Right now, he thought, the capture team is probably working their way around both sides of the building, with one guy covering the door that they sure aren’t going to come through again. She’s right; I have to get out now.

“Thanks anyway, and you’re welcome,” he hissed angrily. Crazy bitch, his mind spat unbidden, I was just starting to like her. Shaking his bitten hand in disgust, he backed up low, keeping the trailer between himself and the building. Moving behind the scrubby line of pine trees, he then ran to the back of the van and climbed in the rear door.

Through the windshield he could see one man coming around the right end of the building, with that big shotgun-thing in his hands. It looked like a grenade launcher, one of those rotary kind with a dozen shots, like a huge revolver. Probably loaded with flechette, something to take down a super-healer.

The front parking lot of the building was filled with activity as bikers roared off or spread out to watch from a distance in about equal numbers. The ones with no record or warrants outstanding stayed for the fun, and to prove they were not afraid.

Lights and activity provided a backdrop and enough confusion that Daniel wasn’t worried they would see him here in the back seat of his van, watching from behind the front headrest. They might think it was Elise that had fired at them. It didn’t really matter what they thought, though, for he could hear sirens in the southern distance. Someone had called 911 and Stafford County’s finest were on their way.

Daniel was right; as he watched, they just grabbed Elise and dragged her off, three of them, big men in ill-fitting dark suits. A fourth opened the door to the black Suburban at the edge of the front parking lot, and the thinning crowd of bikers parted like the Red Sea as the three men walked through waving their cannons. Moments later they were gone northbound in a screech of tire smoke.

Daniel followed discreetly, heading north too, trailing behind. He wished he could follow them but that would play into their hands. Instead, he wanted to duck into Quantico Marine Base to avoid getting pulled over by the sheriffs’ department and having to answer their questions. He’d risk the slight possibility of a search at the Marine gate. Usually the faded windshield sticker with Senior Master Sergeant’s stripes, and his retired ID card, were good for a wave-through with hardly a look.

He got in all right at the commissary gate, to relative safety. Whatever you could say about the Agency, they did not like to tangle with the Department of Defense without all their ducks in order. DOD didn’t much like them either, and Defense was the 800-pound gorilla of the US Government.
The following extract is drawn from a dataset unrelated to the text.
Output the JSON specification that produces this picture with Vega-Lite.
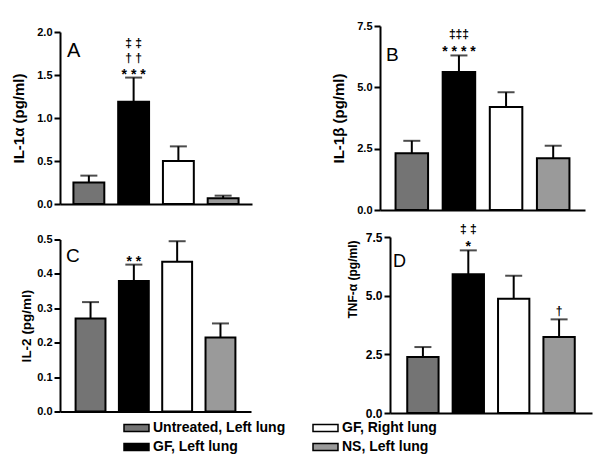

The sheriffs’ department, on the other hand, had no problem busting service people on County turf. Lawyer’s fees, court costs and fines kept them in shiny new cop equipment, so he was glad to get on base where they couldn’t reach.

Daniel pulled into the on-base McDonald’s drive-through and got two Big Mac meals. Hungry, he’d eaten nothing but a ham sandwich in some very strange circumstances since coming home less than three hours ago. Was it only that long? Since then, his whole world had turned upside down.

Sitting in the parking lot with the van’s rear against the dumpster-corral wall, he watched and thought. He doubted they knew where he was, or they’d have had him by now, but they must have been tracking Elise. Some kind of bug, like the bloodhound modules used in the sandbox for certain ops. About the size of a pack of cigarettes, a little antenna, a strong magnet, turn it on, stick it under an enemy bumper and as long as the battery lasted you could track him, intel or drone fodder.

He crammed burger into his mouth, sucked down the first Coke in one long pull. Eating the entire first large fries in three big bites, he then slowed down to work on the second meal, and kept thinking.